As a data point from another programming language with ADTs, Haskell says:

Can’t make a derived instance of ‘Enum AlphabetADT’:
‘AlphabetADT’ must be an enumeration type
(an enumeration consists of one or more nullary, non-GADT constructors)

martijnhoekstra · February 7, 2020, 10:38am

I can’t yet see the argument for having values and valueOf on AlphabetADT but not having them on the same with a type parameter. Providing them seems equally useful (i.e. a bit) in both cases.

rgwilton · February 7, 2020, 10:38am

I thought functional programming was about avoiding side effects , yet adding/removing case statements to an enum has some surprising side effects.

My instinct is that this will end up being confusing to end users of the language - it feels like it is making what should be a simple feature quite a bit more complex.

martijnhoekstra · February 7, 2020, 10:40am

What is the simpler proposal you had in mind?

rgwilton · February 7, 2020, 10:51am

My proposal would be to split these into two separate features:

Use the enum keyword to define enums, as per https://dotty.epfl.ch/docs/reference/enums/enums.html, and probably always make them extend java.lang.Enum (if that works).

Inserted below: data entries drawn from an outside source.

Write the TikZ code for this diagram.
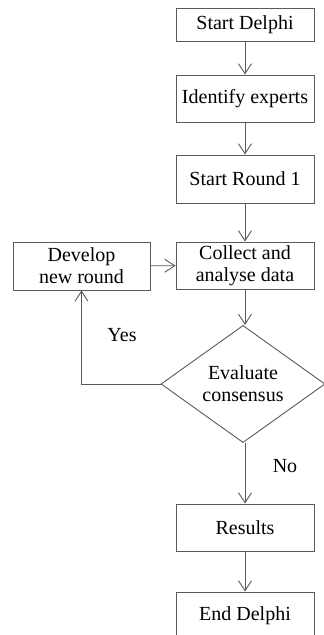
\documentclass[tikz,border=0pt]{standalone}
\usepackage{fontspec}
\setmainfont{Liberation Serif}
\usetikzlibrary{arrows.meta,shapes.geometric}
\definecolor{edge}{HTML}{5A5A5A}
\begin{document}
\begin{tikzpicture}[x=1pt,y=-1pt,
  font=\fontsize{20}{22}\selectfont,
  box/.style={draw=edge,line width=0.9pt,fill=white,inner sep=0pt,
    minimum width=138pt,minimum height=47pt,align=center},
  decision/.style={draw=edge,line width=0.9pt,fill=white,diamond,inner sep=0pt,
    minimum width=164pt,minimum height=90pt,align=center},
  flow/.style={draw=edge,line width=0.9pt,-{Straight Barb[length=10pt,width=13pt]}},
  lbl/.style={inner sep=0pt}]
\useasboundingbox (0,0) rectangle (324,635);
\begin{scope}
\clip (0,0) rectangle (324,635);
% main column
\node[box,minimum height=33pt] (start) at (245,24.5) {Start Delphi};
\node[box] (experts) at (245,98.5) {Identify experts};
\node[box,minimum height=48pt] (round) at (245,179) {Start Round 1};
\node[box] (collect) at (245,265.5) {Collect and\\analyse data};
\node[box,minimum width=137pt,minimum height=48pt] (develop) at (81.5,266) {Develop\\new round};
\node[decision] (eval) at (243,384) {Evaluate\\consensus};
\node[box] (results) at (245,527.5) {Results};
\node[box] (finish) at (245,615.5) {End Delphi};
% connectors
\draw[flow] (start) -- (experts);
\draw[flow] (experts) -- (round);
\draw[flow] (round) -- (collect);
\draw[flow] (develop) -- (collect);
\draw[flow] (collect.south) -- (collect.south |- eval.north);
\draw[flow] (results.north |- eval.south) -- (results);
\draw[flow] (results) -- (finish);
\draw[flow] (eval.west) -| (develop.south);
% branch labels
\node[lbl] (yes) at (122,335) {Yes};
\node[lbl] (no) at (285,466) {No};
\end{scope}
\end{tikzpicture}
\end{document}
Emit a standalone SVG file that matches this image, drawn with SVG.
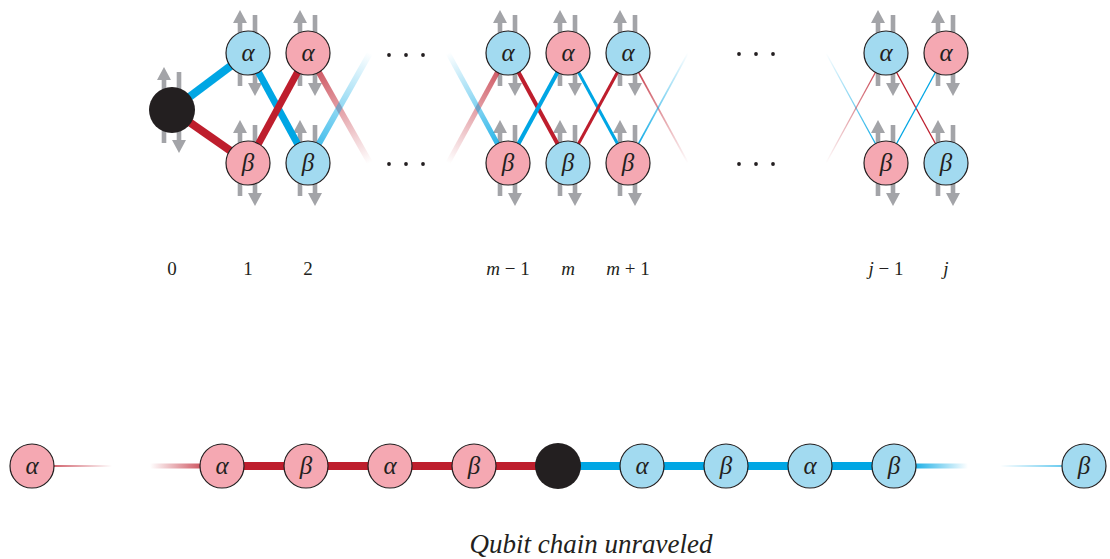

These should always have valueOf and values defined. Perhaps that also means that they cannot have a type parameter, but that would also be okay.

Then use a different keyword for ADTs (https://dotty.epfl.ch/docs/reference/enums/adts.html)

E.g.

choice Option[+T] {
  case Some(x: T)
  case None
}

These would not implement java.lang.Enum, and would not have valueOf or values defined. I would also suggest limiting the “hierarchical enums” to the ADTs syntax only.

Even though this means that the language ends up with two features rather than one, I think that it ends up with less overall complexity, and the semantics and restrictions of each feature are hopefully easier to define and understand.